Baldwin's Alexander Ahearne bumps the ball against Massapequa

Baldwin's Alexander Ahearne bumps the ball against Massapequa in the Nassau Class AA finals at SUNY Westbury on Tuesday, Nov. 4, 2014. Credit: Andrew Theodorakis

Projections are often dangerously bold and unsafe for coaches to dish out, but Baldwin senior Allie Ahearne is on board entirely with what volleyball coach Luis Sepulveda claims is a three-year plan.

"In a couple of years, he'll bring Baldwin to the top," the libero and outside hitter said.

Sepulveda took over Baldwin's middle school girls' program last season in hopes of installing a system so that he can develop a program within the district.

Baldwin is almost always a fringe playoff contender, but the school has never been able to withstand the might of Massapequa, winner of 15 straight Nassau County championships.

Sepulveda's goal is simple: take down the champs.

His plan is to teach the players at Baldwin Middle School all the basic fundamentals of the game that he expects them to know by the time they make it to the varsity level. At that point, his hope is to be able to handpick his team based on those who best grasp his system.

It's easier said than done, but Sepulveda is modeling his approach after that of the woman at the helm of the team he's chasing.

"When you've been at the helm of a program for a long time like CarolAnn Habeeb has, everyone wants to be like her or try to emulate that program," Sepulveda said. "She's built a juggernaut."

According to Sepulveda, Habeeb is very hands on at the lower levels of her program in an effort to preach excellence early on. That's now his goal as well.

Ahearne is an integral part of the equation, as she helps teach those in the middle school.

"She understands my philosophy," Sepulveda said. "She can take them and show them exactly what she's been taught as a player."

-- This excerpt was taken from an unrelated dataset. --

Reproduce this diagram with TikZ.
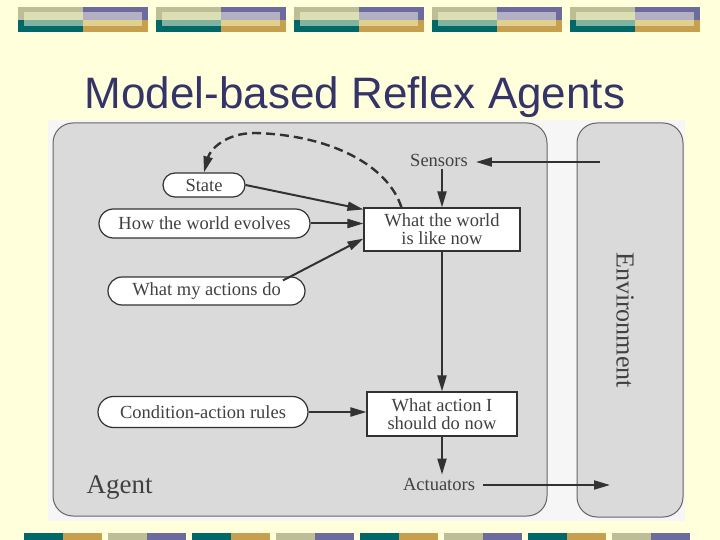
\documentclass[tikz,border=0pt]{standalone}
\usepackage{fontspec}
\setmainfont{Liberation Serif}
\newfontfamily\titlefont{Liberation Sans}
\usetikzlibrary{arrows.meta,shapes.misc,calc}
\definecolor{bg}{RGB}{255,255,220}
\definecolor{olv}{RGB}{189,190,150}
\definecolor{prp}{RGB}{107,107,158}
\definecolor{tea}{RGB}{0,104,104}
\definecolor{gld}{RGB}{198,160,78}
\definecolor{olvL}{RGB}{220,222,180}
\definecolor{prpL}{RGB}{180,176,196}
\definecolor{teaL}{RGB}{128,180,160}
\definecolor{gldL}{RGB}{224,208,144}
\definecolor{ttl}{RGB}{52,52,104}
\definecolor{panel}{RGB}{246,246,246}
\definecolor{boxg}{RGB}{218,218,218}
\definecolor{linec}{RGB}{50,50,50}
\definecolor{txtc}{RGB}{65,65,65}
\begin{document}
\begin{tikzpicture}[x=1pt,y=-1pt,
  txt/.style={font=\fontsize{18.5}{18}\selectfont, text=txtc},
  pill/.style={rounded rectangle, draw=linec, line width=1.2pt, fill=white, txt, inner sep=0pt},
  sqbox/.style={rectangle, draw=linec, line width=1.1pt, fill=white, txt, align=center, inner sep=0pt},
  tip/.style={-{Triangle[length=16pt,width=9pt]}},
  arr/.style={draw=linec, line width=2pt, tip},
  bigbox/.style={draw=linec!75, line width=1pt, fill=boxg, rounded corners=20pt},
]
\useasboundingbox (0,0) rectangle (720,540);
\fill[bg] (0,0) rectangle (720,540);
% top decoration
\foreach \i in {0,...,4}{
  \pgfmathsetmacro{\xo}{18+138*\i}
  \fill[olv] (\xo,7) rectangle (\xo+65,20);
  \fill[prp] (\xo+65,7) rectangle (\xo+130,20);
  \fill[tea] (\xo,20) rectangle (\xo+65,32);
  \fill[gld] (\xo+65,20) rectangle (\xo+130,32);
  \fill[olvL] (\xo+6,12) rectangle (\xo+65,20);
  \fill[prpL] (\xo+65,12) rectangle (\xo+124,20);
  \fill[teaL] (\xo+6,20) rectangle (\xo+65,26);
  \fill[gldL] (\xo+65,20) rectangle (\xo+124,26);
}
% bottom decoration
\foreach \k in {0,2,4,6}{
  \pgfmathsetmacro{\xo}{24+84*\k}
  \fill[tea] (\xo,533) rectangle (\xo+39,540);
  \fill[gld] (\xo+39,533) rectangle (\xo+78,540);
}
\foreach \k in {1,3,5,7}{
  \pgfmathsetmacro{\xo}{24+84*\k}
  \fill[olv] (\xo,533) rectangle (\xo+39,540);
  \fill[prp] (\xo+39,533) rectangle (\xo+78,540);
}
% title
\node[font=\titlefont\fontsize{44}{48}\selectfont, text=ttl, anchor=base] (title) at (355,109) {Model-based Reflex Agents};
% panel
\fill[panel] (48,120) rectangle (685,521);
\path[bigbox] (53,123) rectangle (547,516);
\path[bigbox] (577,123) rectangle (683,517);
% nodes
\node[font=\fontsize{27}{28}\selectfont, text=txtc, anchor=base west] (agent) at (83,493) {Agent};
\node[font=\fontsize{26}{28}\selectfont, text=txtc, rotate=-90] (env) at (625,320) {Environment};
\node[txt, inner xsep=8pt, inner ysep=3pt] (sensors) at (439,160) {Sensors};
\node[txt, inner xsep=8pt, inner ysep=3pt] (actuators) at (439,484) {Actuators};
\node[sqbox, minimum width=156pt, minimum height=43pt] (wbox) at (442,229.5) {What the world\\is like now};
\node[sqbox, minimum width=150pt, minimum height=44pt] (abox) at (442,414) {What action I\\should do now};
\node[pill, minimum width=82pt, minimum height=24pt] (state) at (204,185) {State};
\node[pill, minimum width=211pt, minimum height=29pt] (evolves) at (204.5,223.5) {How the world evolves};
\node[pill, minimum width=197pt, minimum height=28pt] (actions) at (206.5,291) {What my actions do};
\node[pill, minimum width=210pt, minimum height=31pt] (rules) at (203,412) {Condition-action rules};
\coordinate (envS) at (600,162);
\coordinate (envA) at (610,485);
% connectors
\draw[arr] (envS) -- (sensors.east |- envS);
\draw[arr] (sensors.south -| wbox.north) -- (wbox.north);
\draw[arr] (state.east) -- ([yshift=-2pt]wbox.north west);
\draw[arr] (evolves.east) -- (evolves.east -| wbox.west);
\draw[arr] ([xshift=-8pt,yshift=-4pt]actions.north east) -- ([yshift=13pt]wbox.south west);
\draw[arr] (wbox.south) -- (abox.north);
\draw[arr] (rules.east) -- (rules.east -| abox.west);
\draw[arr] (abox.south) -- (actuators.north -| abox.south);
\draw[arr] (actuators.east |- envA) -- (envA);
\draw[draw=linec, line width=2.4pt, dash pattern=on 9pt off 5pt, tip]
  ([xshift=38pt]wbox.north west) .. controls (388,165) and (330,135) .. (255,133)
  .. controls (225,133) and (210,150) .. (state.north);
\end{tikzpicture}
\end{document}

Sepulveda, Ahearne and all those involved with the progression of the younger players have already seen the fruits of their labor. Sepulveda said that nearly ¾ of his junior varsity team are middle schoolers who have been brought up this season. And that infusion of young talent excites him.

"Within two years, those girls will be developed, and we'll have a powerhouse for years to come," Sepulveda said.

Even with an influx of talent, Baldwin may still struggle against a Massapequa team that consistently boasts some of the best depth on Long Island.

"They're a pretty balanced team," Ahearne said. "There are definitely a few who stand out, but they're definitely balanced."

Sepulveda admitted that Massapequa is worth the hype they've been given early on this season. But as for the future of these two programs, Sepulveda said that Massapequa wouldn't have the edge for long.

As soon as his young players meet their potential, it could be an entirely different narrative.